EXERCISE DETAILS: Retype the opening lines of the data exactly, stopping after the line that contains "import plotly.graph_objects as go". Skip every picture.

EXTRACTED ENTRIES:
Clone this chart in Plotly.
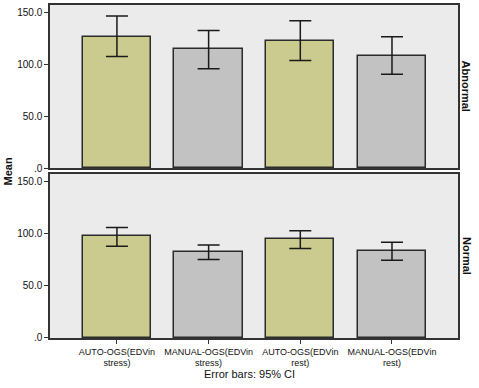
import plotly.graph_objects as go

categories = ["AUTO-OGS(EDVin<br>stress)", "MANUAL-OGS(EDVin<br>stress)",
              "AUTO-OGS(EDVin<br>rest)", "MANUAL-OGS(EDVin<br>rest)"]
panels = ["Abnormal", "Normal"]
abnormal_mean = [126.5, 114.8, 122.9, 108.4]
abnormal_hi = [146.8, 132.9, 142.3, 126.8]
abnormal_lo = [107.7, 95.8, 103.9, 90.7]
normal_mean = [97.5, 82.7, 94.9, 83.4]
normal_hi = [106.1, 89.4, 102.9, 92.0]
normal_lo = [88.2, 75.4, 86.0, 74.7]
y_ticks = [0, 50, 100, 150]
y_tick_labels = [".0", "50.0", "100.0", "150.0"]

bar_colors = ["#CCCB8F", "#C2C2C2", "#CCCB8F", "#C2C2C2"]
xs = list(range(len(categories)))

fig = go.Figure()
dom_top = [0.5105, 1.0]
dom_bot = [0.0, 0.4925]

def add_panel(means, hi, lo, yaxis_name, xaxis_name):
    fig.add_trace(go.Bar(
        x=xs, y=means, width=0.745,
        marker=dict(color=bar_colors, line=dict(color="#2b2b2b", width=1.5)),
        error_y=dict(type="data", symmetric=False,
                     array=[h - m for h, m in zip(hi, means)],
                     arrayminus=[m - l for m, l in zip(means, lo)],
                     color="#1a1a1a", thickness=1.5, width=11),
        xaxis=xaxis_name, yaxis=yaxis_name, showlegend=False,
        hoverinfo="skip"))

add_panel(abnormal_mean, abnormal_hi, abnormal_lo, "y", "x")
add_panel(normal_mean, normal_hi, normal_lo, "y2", "x2")

FONT = "Liberation Sans, Arial, sans-serif"
axis_font = dict(family=FONT, size=10, color="#111")
xcommon = dict(range=[-0.73, 3.72], showgrid=False, zeroline=False,
               showline=True, linecolor="#333", linewidth=1.5, mirror=True,
               automargin=False)
ycommon = dict(range=[0, 157.5], showgrid=False, zeroline=False,
               showline=True, linecolor="#333", linewidth=1.5, mirror=True,
               tickvals=y_ticks, ticktext=y_tick_labels, ticks="outside",
               ticklen=4, tickcolor="#333", tickfont=axis_font, automargin=False)

strip_font = dict(family=FONT, size=11, color="#111")
fig.update_layout(
    xaxis=dict(**xcommon, anchor="y", showticklabels=False, tickvals=xs),
    xaxis2=dict(**xcommon, anchor="y2", tickvals=xs, ticktext=categories,
                ticks="outside", ticklen=4, tickcolor="#333", tickangle=0,
                tickfont=dict(family=FONT, size=9, color="#111")),
    yaxis=dict(**ycommon, domain=dom_top, anchor="x"),
    yaxis2=dict(**ycommon, domain=dom_bot, anchor="x2"),
    plot_bgcolor="#EBEBEB", paper_bgcolor="white",
    width=479, height=388,
    margin=dict(l=50, r=21, t=5, b=50, autoexpand=False),
    bargap=0,
    annotations=[
        dict(text="<b>Abnormal</b>", x=1.022, y=(dom_top[0] + dom_top[1]) / 2,
             xref="paper", yref="paper", textangle=90, showarrow=False,
             xanchor="center", yanchor="middle", font=strip_font),
        dict(text="<b>Normal</b>", x=1.022, y=(dom_bot[0] + dom_bot[1]) / 2,
             xref="paper", yref="paper", textangle=90, showarrow=False,
             xanchor="center", yanchor="middle", font=strip_font),
        dict(text="<b>Mean</b>", x=-0.103, y=0.5,
             xref="paper", yref="paper", textangle=-90, showarrow=False,
             xanchor="center", yanchor="middle", font=strip_font),
        dict(text="Error bars: 95% CI", x=0.49, y=-0.108,
             xref="paper", yref="paper", showarrow=False,
             xanchor="center", yanchor="middle", font=strip_font),
    ],
)

fig.write_html("out.html", config={"displayModeBar": False},
               post_script="document.body.style.margin='0px';document.body.style.overflow='hidden';")
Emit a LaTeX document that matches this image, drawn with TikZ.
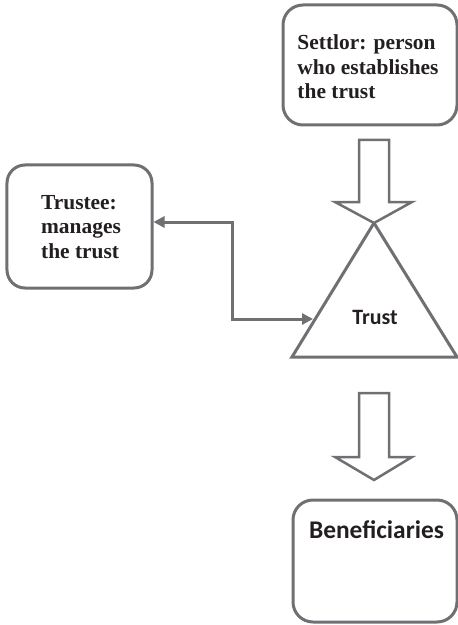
\documentclass[tikz,border=0pt]{standalone}
\usepackage{fontspec}
\setmainfont{Liberation Serif}
\newfontfamily\calfont{Carlito}
\usetikzlibrary{arrows.meta}
\definecolor{linegray}{HTML}{6F7073}
\definecolor{textdark}{HTML}{231F20}
\begin{document}
\begin{tikzpicture}[x=1bp,y=-1bp,
  box/.style={draw=linegray,line width=3bp,rounded corners=20bp,inner sep=0pt},
  serifbold/.style={text=textdark,font=\bfseries\fontsize{21.5}{24.5}\selectfont,align=left,inner sep=0pt},
  sansbold/.style={text=textdark,font=\calfont\bfseries\fontsize{22}{26}\selectfont,inner sep=0pt},
  blockarrow/.style={draw=linegray,line width=2.5bp,line join=miter,fill=white},
  conn/.style={draw=linegray,line width=3bp,{Triangle[length=11bp,width=11bp]}-{Triangle[length=11bp,width=11bp]}}
]
\useasboundingbox (0,0) rectangle (458,625);
% boxes
\node[box,minimum width=174bp,minimum height=120bp] (settlor) at (370,65) {};
\node[serifbold] (settlortext) at (368,67) {Settlor: person\\who establishes\\the trust};
\node[box,minimum width=145bp,minimum height=123bp,rounded corners=18bp] (trustee) at (79.5,226.5) {};
\node[serifbold] (trusteetext) at (81,227) {Trustee:\\manages\\the trust};
\node[box,minimum width=164bp,minimum height=122bp] (benef) at (375,561) {};
\node[sansbold,font=\calfont\bfseries\fontsize{25.5}{30}\selectfont] (beneftext) at (376.5,530) {Beneficiaries};
% triangle
\coordinate (apex) at (374,223);
\coordinate (bl) at (292,357);
\coordinate (br) at (457,357);
\draw[draw=linegray,line width=3bp,line join=miter] (apex) -- (br) -- (bl) -- cycle;
\node[sansbold] (trusttext) at (375,317) {Trust};
% block arrows
\draw[blockarrow] (359,140) -- (389,140) -- (389,202) -- (412,202) -- (apex) -- (335,202) -- (359,202) -- cycle;
\coordinate (tip2) at (374,480);
\draw[blockarrow] (359,393) -- (389,393) -- (389,457) -- (412,457) -- (tip2) -- (335,457) -- (359,457) -- cycle;
% elbow connector
\coordinate (trin) at (313,319);
\draw[conn] ([yshift=4.5bp]trustee.east) -- ++(79,0) |- (trin);
\end{tikzpicture}
\end{document}
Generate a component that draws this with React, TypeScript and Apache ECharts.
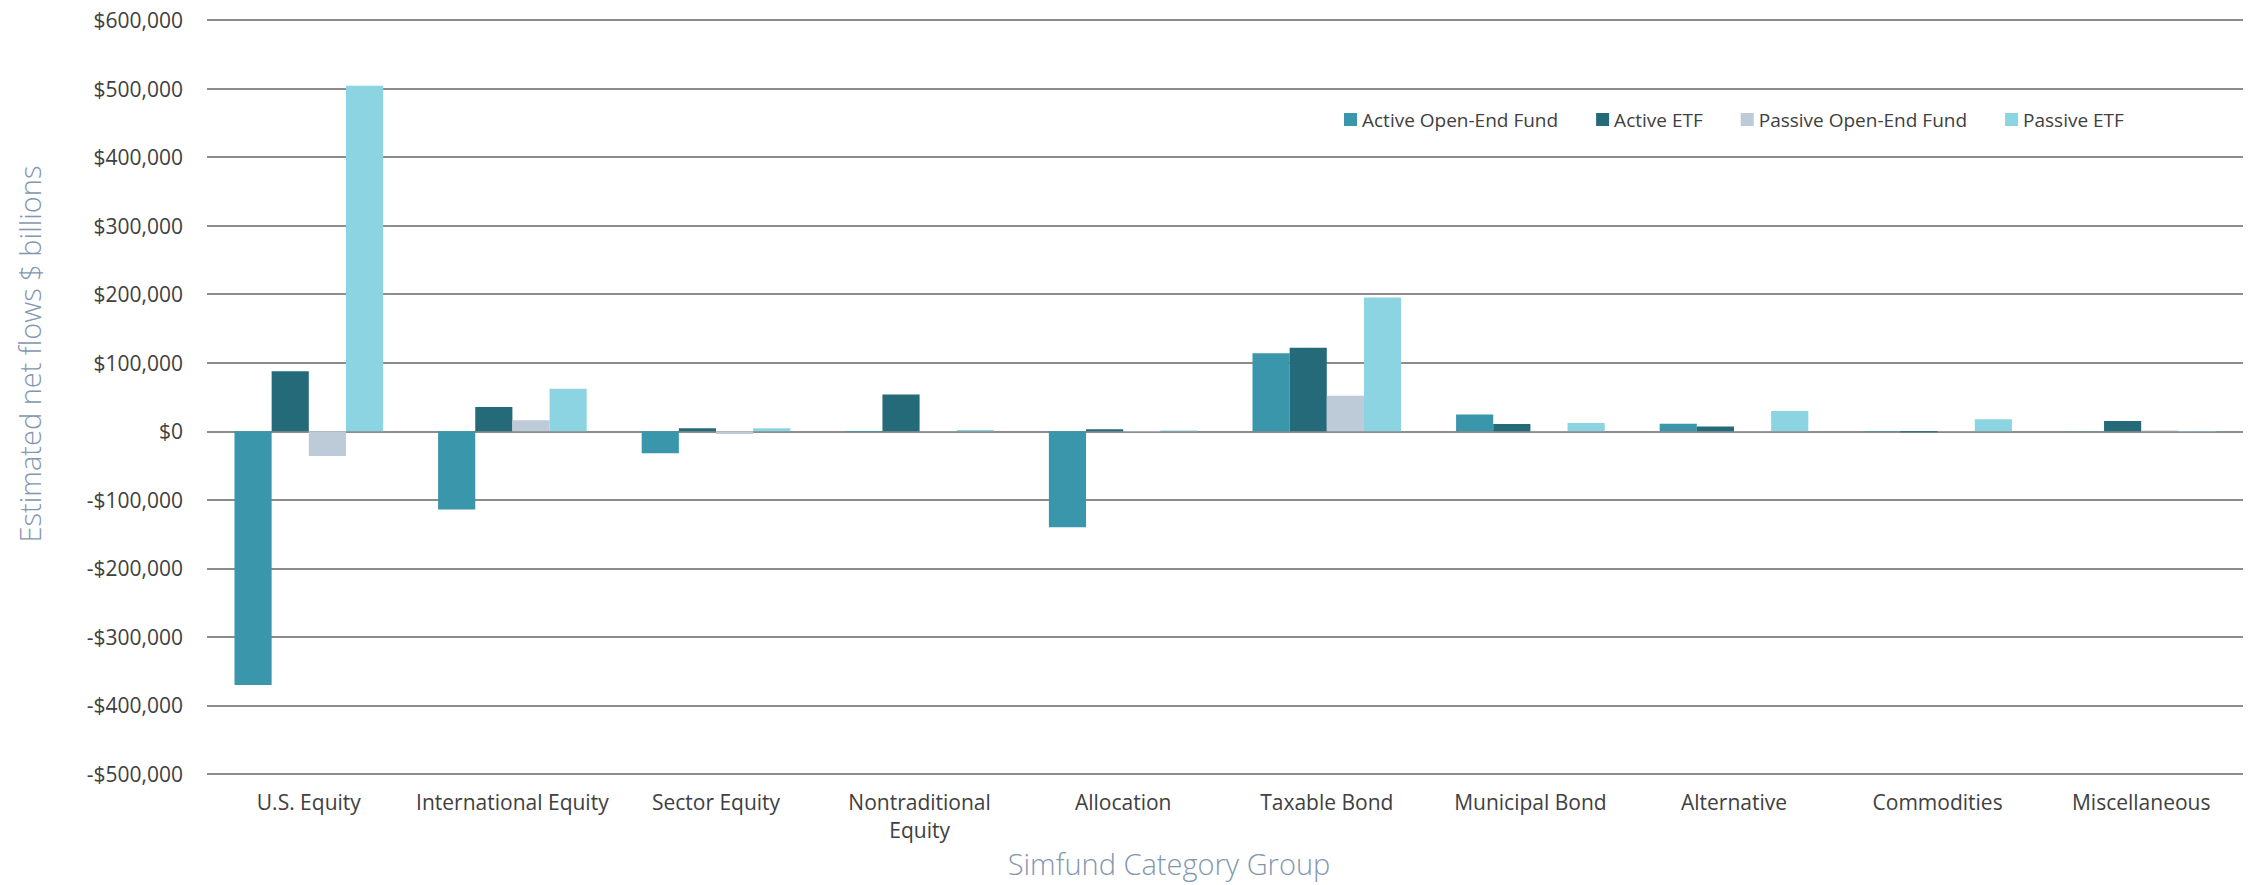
import React, { useEffect, useRef } from "react";
import * as echarts from "echarts";

const categories = [
  "U.S. Equity",
  "International Equity",
  "Sector Equity",
  "Nontraditional Equity",
  "Allocation",
  "Taxable Bond",
  "Municipal Bond",
  "Alternative",
  "Commodities",
  "Miscellaneous",
];

const activeOpenEnd = [-370000, -114000, -32000, -1000, -140000, 114000, 24500, 11000, -800, -500];
const activeETF = [87500, 35500, 4500, 53500, 3000, 122000, 10500, 7000, -1500, 15000];
const passiveOpenEnd = [-36000, 16000, -4000, -500, -800, 52000, -500, -300, -300, 1200];
const passiveETF = [504000, 62000, 4500, 2000, 1200, 195000, 12000, 29500, 17500, -800];

const seriesNames = ["Active Open-End Fund", "Active ETF", "Passive Open-End Fund", "Passive ETF"];
const seriesColors = ["#3996AB", "#246A78", "#BDCAD7", "#8DD4E2"];
const seriesData = [activeOpenEnd, activeETF, passiveOpenEnd, passiveETF];

const yMin = -500000;
const yMax = 600000;
const yInterval = 100000;

const font = "'Open Sans', 'Noto Sans', sans-serif";

function fmtMoney(v: number): string {
  const s = Math.abs(v).toLocaleString("en-US");
  return v < 0 ? "-$" + s : "$" + s;
}

export default function App() {
  const ref = useRef<HTMLDivElement>(null);
  useEffect(() => {
    if (!ref.current) return;
    const chart = echarts.init(ref.current, undefined, { renderer: "svg" });
    chart.setOption({
      animation: false,
      backgroundColor: "#ffffff",
      textStyle: { fontFamily: font },
      grid: { left: 207, right: 11, top: 20, bottom: 111, containLabel: false },
      legend: {
        left: 1344,
        top: 110,
        padding: 0,
        itemWidth: 13,
        itemHeight: 13,
        itemGap: 38,
        icon: "rect",
        textStyle: { fontSize: 19, color: "#404040", fontFamily: font },
        data: seriesNames,
      },
      xAxis: {
        type: "category",
        data: categories,
        name: "Simfund Category Group",
        nameLocation: "middle",
        nameGap: 75,
        nameTextStyle: {
          fontSize: 29,
          color: "#8497B0",
          fontWeight: 300,
          fontFamily: font,
          padding: [0, 112, 0, 0],
        },
        axisLine: { show: false, onZero: false },
        axisTick: { show: false },
        axisLabel: {
          interval: 0,
          fontSize: 21,
          color: "#404040",
          margin: 14,
          lineHeight: 28,
          fontFamily: font,
          formatter: (v: string) => v.replace("Nontraditional ", "Nontraditional\n"),
        },
        splitLine: { show: false },
      },
      yAxis: {
        type: "value",
        min: yMin,
        max: yMax,
        interval: yInterval,
        name: "Estimated net flows $ billions",
        nameLocation: "middle",
        nameGap: 163,
        nameRotate: 90,
        nameTextStyle: {
          fontSize: 29,
          color: "#8497B0",
          fontWeight: 300,
          fontFamily: font,
          padding: [0, 0, 0, 86],
        },
        axisLine: { show: false },
        axisTick: { show: false },
        axisLabel: {
          fontSize: 21,
          color: "#404040",
          margin: 24,
          fontFamily: font,
          formatter: (v: number) => fmtMoney(v),
        },
        splitLine: { show: true, lineStyle: { color: "#8c8c8c", width: 2 } },
      },
      series: seriesNames.map((name, i) => ({
        name,
        type: "bar",
        data: seriesData[i],
        barGap: "0%",
        barCategoryGap: "27%",
        itemStyle: { color: seriesColors[i] },
      })),
    });
    return () => chart.dispose();
  }, []);
  return (
    <div
      ref={ref}
      style={{ position: "absolute", left: 0, top: 0, width: 2254, height: 885 }}
    />
  );
}
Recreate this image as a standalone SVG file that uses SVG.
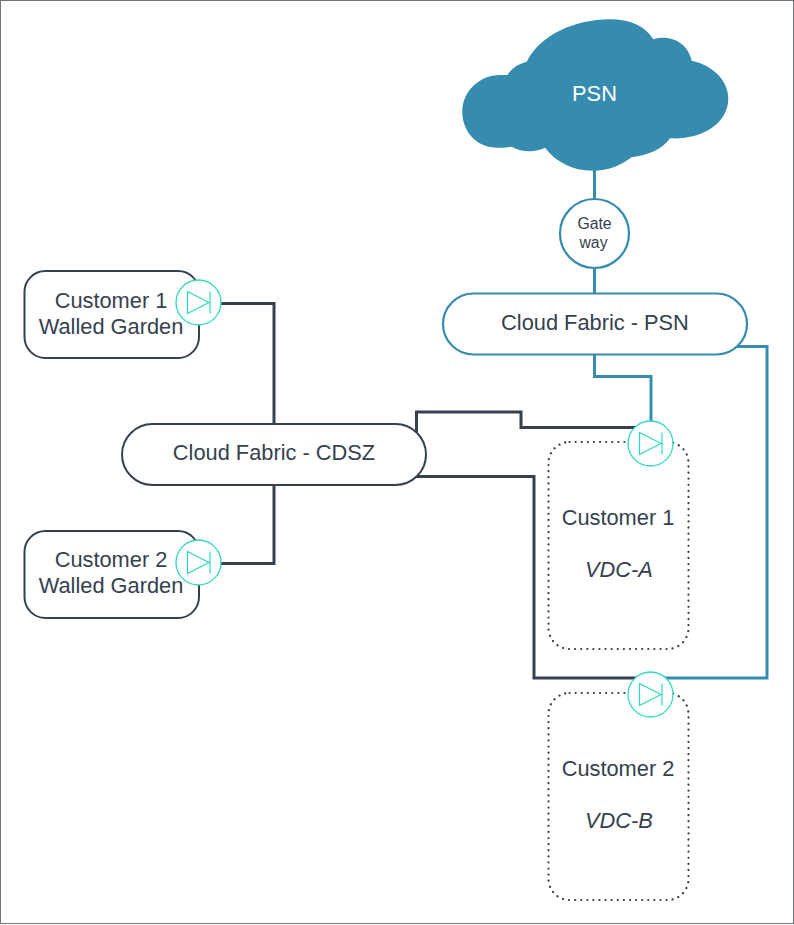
<svg xmlns="http://www.w3.org/2000/svg" width="794" height="925" viewBox="0 0 794 925">
<defs>
<g id="diode"><circle cx="0" cy="0" r="22.5" fill="#fff" stroke="#2fd9c0" stroke-width="1.3"/><path d="M-11-11V11L10.5 0ZM11.500-11V11" fill="none" stroke="#2fd9c0" stroke-width="1.2"/></g>
</defs>
<style>
text{font-family:"Liberation Sans",Arial,sans-serif;font-size:21.800px;fill:#35414f;text-anchor:middle}
.dark{fill:#fff;stroke:#35414f;stroke-width:2}
.blue{fill:#fff;stroke:#368cae;stroke-width:2.200}
.dot{fill:none;stroke:#35414f;stroke-width:2.200;stroke-dasharray:.1 6;stroke-linecap:round}
.cd{fill:none;stroke:#35414f;stroke-width:3}
.cb{fill:none;stroke:#368cae;stroke-width:3}
</style>
<rect x=".5" y=".5" width="793" height="923" fill="#fff" stroke="#70757a"/>
<g id="connectors">
<path class="cb" d="M594.500 165V295M594.500 350V376.500H651V425"/>
<path class="cb" d="M735 346.500H767V678H650"/>
<path class="cd" d="M210 303.500H274V563.500H210"/>
<path class="cd" d="M416.500 435V412H521V427.500H640"/>
<path class="cd" d="M416 476.500H534V678H640"/>
</g>
<g id="vdc-a"><rect class="dot" x="548.500" y="442" width="140" height="207" rx="21"/><text x="618" y="525">Customer 1</text><text x="619" y="577" font-style="italic">VDC-A</text></g>
<g id="vdc-b"><rect class="dot" x="548.500" y="693" width="140" height="207" rx="21"/><text x="618" y="776">Customer 2</text><text x="619" y="828" font-style="italic">VDC-B</text></g>
<g id="psn"><path fill="#368cae" d="M526.700 61.700C540 35 575 19.300 610 19.300C630 19.300 645 26 653.300 39.300C672 34 688 44 691.700 60.700C712 65 728.300 80 728.300 98.300C728.300 125 700 140 670 138.300C662 150 648 155 631.700 157.300C620 166 608 170.700 593.300 170.700C572 170.700 556 162 545 147.700C535 152.500 522 152.500 511.700 146.700C505 148 495 148 490 147C472 143 462.300 128 462.300 111.700C462.300 91 480 75 500 75L507.300 75C512 68 518 64 526.700 61.700Z"/><text x="594.500" y="101" style="fill:#fff">PSN</text></g>
<g id="gateway"><circle class="blue" cx="594.500" cy="233.500" r="34.500"/><text x="594.500" y="229" style="font-size:15.800px">Gate</text><text x="593.500" y="248" style="font-size:15.800px">way</text></g>
<g id="fabric-psn"><rect class="blue" x="443" y="293.500" width="304" height="61" rx="30.500"/><text x="595" y="330">Cloud Fabric - PSN</text></g>
<g id="fabric-cdsz"><rect class="dark" x="122" y="424" width="304" height="61" rx="30.500"/><text x="274" y="460">Cloud Fabric - CDSZ</text></g>
<g id="wg1"><rect class="dark" x="24.500" y="271" width="174.500" height="87" rx="21"/><text x="111" y="308">Customer 1</text><text x="111" y="334">Walled Garden</text></g>
<g id="wg2"><rect class="dark" x="24.500" y="531" width="174.500" height="87" rx="21"/><text x="111" y="567">Customer 2</text><text x="111" y="593">Walled Garden</text></g>
<use id="diode-wg1" href="#diode" x="198.500" y="302.500"/>
<use id="diode-wg2" href="#diode" x="198.500" y="562.500"/>
<use id="diode-a" href="#diode" x="650.500" y="443.500"/>
<use id="diode-b" href="#diode" x="650.500" y="694.500"/>
</svg>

OUTPUT FOR THIS TASK:
Clone this chart in Plotly.
import plotly.graph_objects as go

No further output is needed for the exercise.